In 1963, Richard Hoggart helped found the Centre for Contemporary Cultural Studies (CCCS) at the University of Birmingham. The CCCS (which became known as the Birmingham School) was a research center, which had as its central focus the newly emergent field of study known as cultural studies. The impact of the pioneering work of members of the Birmingham School extends to established disciplines such as sociology, media, politics, history, and education. The work of the Birmingham School led to the creation of cultural studies as a specific focus for academic study.

The key idea underpinning the work of the Birmingham School was to move away from traditional elite cultural thinking, which emphasized the importance of “high culture,” toward a focus on contemporary “lived experience” and popular culture. The founders of the Birmingham School set themselves the task of developing a sociology of literature or of culture and posed a number of specific questions for further exploration.

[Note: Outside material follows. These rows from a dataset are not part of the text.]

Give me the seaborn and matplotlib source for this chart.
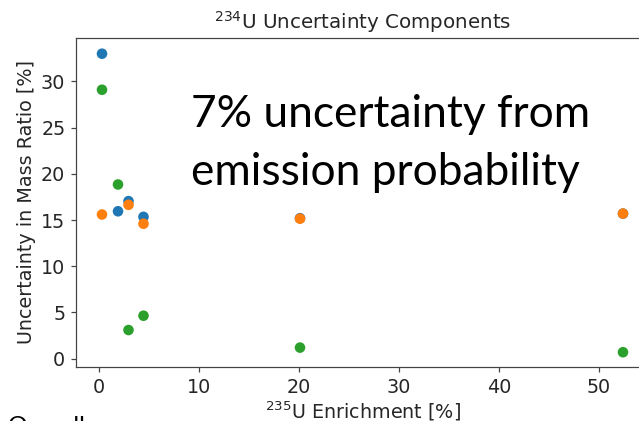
import matplotlib
matplotlib.use("Agg")
import matplotlib.pyplot as plt
import seaborn as sns
import pandas as pd

enrichment = [0.3, 1.9, 2.95, 4.45, 20.1, 52.4]
total = [33.0, 15.95, 17.05, 15.35, 15.2, 15.7]
counting = [15.6, None, 16.65, 14.6, 15.15, 15.7]
other = [29.1, 18.85, 3.1, 4.65, 1.2, 0.7]

rows = []
for name, vals in [("total", total), ("counting", counting), ("other", other)]:
    for x, v in zip(enrichment, vals):
        if v is not None:
            rows.append({"x": x, "y": v, "series": name})
df = pd.DataFrame(rows)

sns.set_style("ticks")
plt.rcParams['font.family'] = ['DejaVu Sans']
dpi = 110
fig = plt.figure(figsize=(639 / dpi, 421 / dpi), dpi=dpi)
ax = fig.add_axes([76 / 639, 1 - 367 / 421, (649 - 76) / 639, (367 - 38) / 421])
pal = ["#1f77b4", "#ff7f0e", "#2ca02c"]
sns.scatterplot(data=df, x="x", y="y", hue="series", palette=pal, s=48,
                linewidth=0, legend=False, ax=ax)
ax.set_xlim(-2.3, 55.0)
ax.set_ylim(-0.9, 34.7)
ax.set_xticks([0, 10, 20, 30, 40, 50])
ax.set_yticks([0, 5, 10, 15, 20, 25, 30])
for s in ax.spines.values():
    s.set_color("#444444")
ax.spines['right'].set_visible(False)
ax.tick_params(labelsize=12.5, color="#444444")
ax.set_xlabel(r"$^{235}$U Enrichment [%]", fontsize=12.5, labelpad=2)
ax.set_ylabel("Uncertainty in Mass Ratio [%]", fontsize=12.5, labelpad=3)
ax.set_title(r"$^{234}$U Uncertainty Components", fontsize=13, pad=6)

fig.text(191 / 639, 1 - 127 / 421, "7% uncertainty from", fontsize=29,
         family="Lato", color="black", ha="left", va="baseline")
fig.text(191 / 639, 1 - 185 / 421, "emission probability", fontsize=29,
         family="Lato", color="black", ha="left", va="baseline")
fig.text(8 / 639, 1 - 433 / 421, "Overall", fontsize=16, family="Lato",
         color="black", ha="left", va="baseline")

fig.savefig("out.png", dpi=dpi)
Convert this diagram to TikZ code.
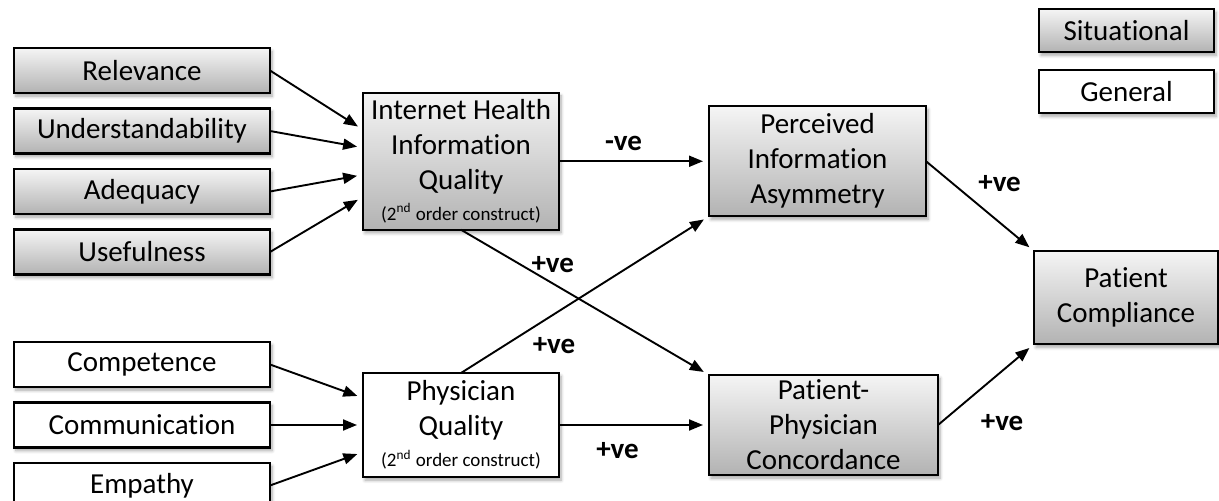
\documentclass[tikz,border=0pt]{standalone}
\usepackage{fontspec}
\setmainfont{Carlito}[Ligatures=NoCommon]
\usetikzlibrary{positioning,calc,arrows.meta,shadows.blur}
\tikzset{
    box/.style={rectangle, draw=black, line width=1.1pt, outer sep=0pt, inner sep=2pt, text centered, align=center, font=\fontsize{14.5}{17.5}\selectfont, blur shadow={shadow xshift=1pt, shadow yshift=-1.6pt, shadow blur steps=6, shadow blur radius=1.6pt, shadow opacity=35}},
    situational/.style={box, top color=gray!8, bottom color=gray!60},
    general/.style={box, fill=white},
    item/.style={minimum width=128pt, minimum height=22.5pt},
    legend/.style={minimum width=87.5pt, minimum height=21.5pt},
    line/.style={-{Triangle[length=7pt,width=5.5pt]}, line width=0.95pt, shorten >=3pt},
    sign/.style={font=\bfseries\fontsize{14.5}{17}\selectfont, inner sep=3pt},
}
\newcommand{\ordernote}{\\[-2pt]{\fontsize{9.5}{11}\selectfont (2\textsuperscript{nd} order construct)}}

\begin{document}
\begin{tikzpicture}
        [node distance=7.75pt]
        \useasboundingbox (-71pt,-215.25pt) rectangle (538.5pt,35.25pt);

        % Dimensions of internet health information quality
        \node[situational,item] (relevance) {Relevance};
        \node[situational,item,below=of relevance] (understand) {Understandability};
        \node[situational,item,below=of understand] (adequacy) {Adequacy};
        \node[situational,item,below=of adequacy] (usefulness) {Usefulness};

        % Dimensions of physician quality
        \node[general,item,below=33.75pt of usefulness] (competence) {Competence};
        \node[general,item,below=of competence] (communication) {Communication};
        \node[general,item,below=of communication] (empathy) {Empathy};

        % Constructs
        \coordinate (infomid) at ($(understand.east)!0.5!(adequacy.east)$);
        \node[situational,minimum width=98pt,minimum height=68.5pt,right=46.5pt of infomid] (ihiq) {Internet Health\\Information\\Quality\ordernote};
        \node[general,minimum width=98pt,minimum height=52pt,right=46.5pt of communication] (pq) {Physician\\Quality\ordernote};
        \node[situational,minimum width=108.5pt,minimum height=55pt,right=75pt of ihiq] (pia) {Perceived\\Information\\Asymmetry};
        \node[situational,minimum width=114.5pt,minimum height=50pt,right=75pt of pq] (ppc) {Patient-\\Physician\\Concordance};
        \coordinate (outmid) at ($(pia.east)!0.5!(ppc.east)$);
        \node[situational,minimum width=92pt,minimum height=46.5pt,right=51pt of outmid,yshift=-2.25pt] (pc) {Patient\\Compliance};

        % Legend
        \node[general,legend,above=69pt of pc.north east,anchor=south east,xshift=-2pt] (leggen) {General};
        \node[situational,legend,above=9pt of leggen] (legsit) {Situational};

        % Lines into the second order constructs
        \draw[line] (relevance.east) -- ([yshift=15.75pt]ihiq.west);
        \draw[line] (understand.east) -- ([yshift=6.75pt]ihiq.west);
        \draw[line] (adequacy.east) -- ([yshift=-6.75pt]ihiq.west);
        \draw[line] (usefulness.east) -- ([yshift=-17.75pt]ihiq.west);
        \draw[line] (competence.east) -- ([yshift=13.5pt]pq.west);
        \draw[line] (communication.east) -- (pq.west);
        \draw[line] (empathy.east) -- ([yshift=-13.5pt]pq.west);

        % Hypothesised effects
        \draw[line] (ihiq.east) -- node[sign,pos=0.43,above=2pt] {-ve} (pia.west);
        \draw[line] (ihiq.south) -- node[sign,pos=0.37,above=2pt] {+ve} (ppc.north west);
        \draw[line] (pq.north) -- node[sign,pos=0.375,below=8pt] {+ve} (pia.south west);
        \draw[line] (pq.east) -- node[sign,pos=0.39,below=5pt] {+ve} (ppc.west);
        \draw[line] (pia.east) -- node[sign,pos=0.42,above right] {+ve} (pc.north west);
        \draw[line] (ppc.east) -- node[sign,pos=0.3,below right=5pt] {+ve} (pc.south west);

    \end{tikzpicture}
\end{document}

These questions concerned

  • the role of writers and artists,
  • the significance of audiences,
  • how and through whom opinions are formed and transmitted,
  • how written and spoken words are produced and distributed,
  • and the complex nature of interrelations.

The Birmingham School has its intellectual roots in the following publications: Richard Hoggart's The Uses of Literacy (1957), Raymond Williams's Culture and Society (1958) and The Long Revolution (1961), and E. P Thompson's The Making of the English Working Class (1964). This body of work set the frame for the evolution of a distinct approach to the study of literature and society, an approach that focused on the conditions of the working class and embodied the rejection of elitist notions of culture in favor of a common culture. The Birmingham School's notion of a common culture was open enough to encompass what had hitherto been shunned by academic discourse, that is, popular or mass culture.

The Birmingham School provided the space for the blending of literary studies with the sociological study of society. The establishment of the Birmingham School marked a complete break from both the elitist traditions within English literary discourse and, in the case of sociology, the positivism and conservative nature of American structural-functionalism. The work of the Birmingham School has been characterized by a reliance on qualitative research methods, in particular, the use of ethnography as a research tool. The use of qualitative methodology can be seen as an attempt to distance the Birmingham School from what they regarded as the conservative and overly positivistic state of English academic tradition.

One of the significant theoretical contributions made by the Birmingham School, in particular through the work of Stuart Hall, was the development of a unique blend of structuralism that drew on Lacan and Althusser and the Marxist notion of hegemony first articulated by Italian Marxist Antonio Gramsci. This blending provided later writers, such as Willis, Hebdige, McRobbie, and Chambers, with an analytical toolbox with which to identify and subsequently examine subcultural practices within British society. These subcultures were marked out as pivotal in the process of social identity construction and as zones of ideological conflict.